I needed to escape, so I read, and read and read. That was the best and cheapest way for me to travel. I didn’t care for my high school English class novels; for me, Steinbeck had to wait (plus that turtle chapter in The Grapes of Wrath was so slow). I wanted to know about real lives, the lives lived out there beyond the proverbial curtain of Orange County. For me, back then, reality was something, anything different from my own. I read mostly of worlds across the globe. I became involved in Amnesty International and would digest their reports on all the atrocities, false imprisonments, and torture happening thousands and thousands of miles away from Irvine. My father, in fact, did not find it amusing that I would write letters to government officials in say, Iraq, to stop their citizens from being tortured. He demanded I not put a return address on the envelope. Saddam never wrote back anyway.
Apart from the laundry list of stories detailing human rights abuses across the world – beheadings for not wearing a headscarf, imprisonment for being the wrong ethnicity or religion or gender, etc. – the main thing I learned was that there were people out there that lived very different lives. I could imagine a world without manicured, equidistant trees or strip malls or pep rallies. I somehow knew I needed to confront the complexity and loudness of the world and I couldn’t do that shaving my legs for the next swim meet.
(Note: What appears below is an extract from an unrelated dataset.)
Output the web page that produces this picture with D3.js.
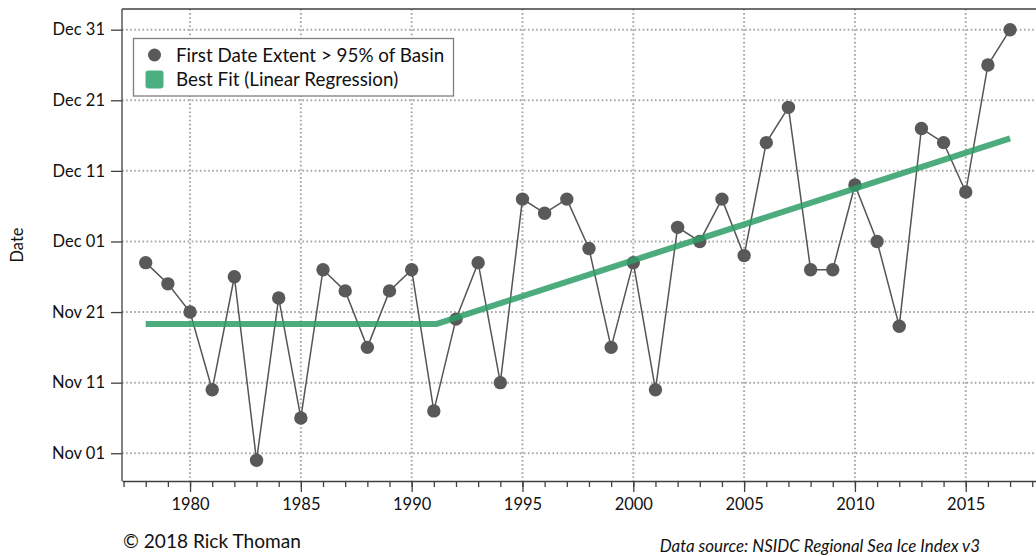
<!DOCTYPE html>
<html>
<head>
<meta charset="utf-8">
<script src="https://cdn.jsdelivr.net/npm/d3@7"></script>
<style>
  html, body { margin: 0; padding: 0; background: #fff; }
  svg { display: block; font-family: Lato, "Open Sans", sans-serif; }
</style>
</head>
<body>
<svg id="chart" width="1036" height="556"></svg>
<script>
// ---- data (days after Nov 01) ----
const years = [1978,1979,1980,1981,1982,1983,1984,1985,1986,1987,1988,1989,1990,1991,1992,1993,1994,1995,1996,1997,1998,1999,2000,2001,2002,2003,2004,2005,2006,2007,2008,2009,2010,2011,2012,2013,2014,2015,2016,2017];
const firstDateDays = [27,24,20,9,25,-1,22,5,26,23,15,23,26,6,19,27,10,36,34,36,29,15,27,9,32,30,36,28,44,49,26,26,38,30,18,46,44,37,55,60];
const fitYears = [1978, 1991.1, 2017];
const fitDays = [18.3, 18.3, 44.6];
const yTickDays = [0,10,20,30,40,50,60];
const yTickLabels = ["Nov 01","Nov 11","Nov 21","Dec 01","Dec 11","Dec 21","Dec 31"];
const xTickYears = d3.range(1977, 2019);
const xMajorYears = [1980,1985,1990,1995,2000,2005,2010,2015];
const legendLabels = ["First Date Extent > 95% of Basin", "Best Fit (Linear Regression)"];

const svg = d3.select("#chart");
const L = 122, R = 1036, T = 9, B = 481;
const x = d3.scaleLinear().domain([1976.93, 2018.17]).range([L, R]);
const y = d3.scaleLinear().domain([-3.93, 62.93]).range([B, T]);

const gridColor = "#a6a6a6";
svg.append("g").selectAll("line").data(yTickDays).join("line")
  .attr("x1", L).attr("x2", R).attr("y1", d => y(d)).attr("y2", d => y(d))
  .attr("stroke", gridColor).attr("stroke-width", 2).attr("stroke-dasharray", "1.6,2.5");
svg.append("g").selectAll("line").data(xMajorYears).join("line")
  .attr("x1", d => x(d)).attr("x2", d => x(d)).attr("y1", T).attr("y2", B)
  .attr("stroke", gridColor).attr("stroke-width", 2).attr("stroke-dasharray", "1.6,2.5");

svg.append("line").attr("x1", L).attr("x2", R).attr("y1", T).attr("y2", T)
  .attr("stroke", "#404040").attr("stroke-width", 1.3);

const yAxis = d3.axisLeft(y).tickValues(yTickDays)
  .tickFormat((d, i) => yTickLabels[i]).tickSize(11).tickPadding(6).tickSizeOuter(0);
const gy = svg.append("g").attr("transform", `translate(${L},0)`).call(yAxis);
gy.select(".domain").attr("stroke", "#404040").attr("stroke-width", 1.3).attr("d", `M0,${T}V${B}`);
gy.selectAll(".tick line").attr("stroke", "#404040").attr("stroke-width", 1.3);
gy.selectAll(".tick text").attr("font-size", 16.5).attr("fill", "#111").attr("font-family", "Lato, sans-serif");

const gx = svg.append("g").attr("transform", `translate(0,${B})`);
gx.call(d3.axisBottom(x).tickValues(xTickYears).tickFormat("").tickSize(6).tickSizeOuter(0));
gx.select(".domain").attr("stroke", "#404040").attr("stroke-width", 1.3);
gx.selectAll(".tick line").attr("stroke", "#404040").attr("stroke-width", 1.3);
const gx2 = svg.append("g").attr("transform", `translate(0,${B})`);
gx2.call(d3.axisBottom(x).tickValues(xMajorYears).tickFormat(d3.format("d")).tickSize(11).tickPadding(6).tickSizeOuter(0));
gx2.select(".domain").remove();
gx2.selectAll(".tick line").attr("stroke", "#404040").attr("stroke-width", 1.3);
gx2.selectAll(".tick text").attr("font-size", 16.5).attr("fill", "#111").attr("font-family", "Lato, sans-serif");

svg.append("text").attr("transform", `translate(23,245) rotate(-90)`)
  .attr("text-anchor", "middle").attr("font-size", 16.5).attr("fill", "#111").text("Date");

const pts = years.map((yr, i) => [yr, firstDateDays[i]]);
svg.append("path").datum(pts)
  .attr("d", d3.line().x(d => x(d[0])).y(d => y(d[1])))
  .attr("fill", "none").attr("stroke", "#555").attr("stroke-width", 1.5);
svg.append("g").selectAll("circle").data(pts).join("circle")
  .attr("cx", d => x(d[0])).attr("cy", d => y(d[1])).attr("r", 6.7).attr("fill", "#595959");

const fit = fitYears.map((yr, i) => [yr, fitDays[i]]);
svg.append("path").datum(fit)
  .attr("d", d3.line().x(d => x(d[0])).y(d => y(d[1])))
  .attr("fill", "none").attr("stroke", "#2e9d67").attr("stroke-opacity", 0.85)
  .attr("stroke-width", 6).attr("stroke-linejoin", "round");

const lg = svg.append("g");
lg.append("rect").attr("x", 133.5).attr("y", 38.5).attr("width", 320).attr("height", 57.5)
  .attr("fill", "#fff").attr("stroke", "#7f7f7f").attr("stroke-width", 1.3);
lg.append("circle").attr("cx", 154.5).attr("cy", 55).attr("r", 6.5).attr("fill", "#595959");
lg.append("rect").attr("x", 145.5).attr("y", 70.5).attr("width", 18).attr("height", 18).attr("rx", 3)
  .attr("fill", "#4caf82");
lg.selectAll("text.lbl").data(legendLabels).join("text").attr("class", "lbl")
  .attr("x", 176).attr("y", (d, i) => 61.5 + i * 24.5)
  .attr("font-size", 18.8).attr("fill", "#111").text(d => d);

svg.append("text").attr("x", 123).attr("y", 548).attr("font-size", 19.1).attr("fill", "#111")
  .text("© 2018 Rick Thoman");
svg.append("text").attr("x", 980).attr("y", 552).attr("text-anchor", "end").attr("font-style", "italic")
  .attr("font-size", 16.9).attr("fill", "#111").text("Data source: NSIDC Regional Sea Ice Index v3");
</script>
</body>
</html>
I didn’t want to imagine anymore. I had to leave. I wanted to go to France – and so I did. I stormed into the guidance counselor’s office (well, I didn’t really storm in since I wasn’t angry, I was just excited) where she directed me to the cabinet housing all the summer abroad brochures (yes, information was still kept in cabinets at that time). I quickly found exactly what I wanted – a couple weeks with a French family in the Loire Valley then some time exploring the south of France.

A few months before departure, I received in the mail a list of other students across the US participating in the program that summer. I reviewed the list with my parents and noticed most of the students came from the East Coast. My oh-so-mature parents started to giggle a little and pointed at the name “Nico” on the list. After asking why they were laughing, they told me what it could mean in Arabic slang, so I then started to laugh. Look it up.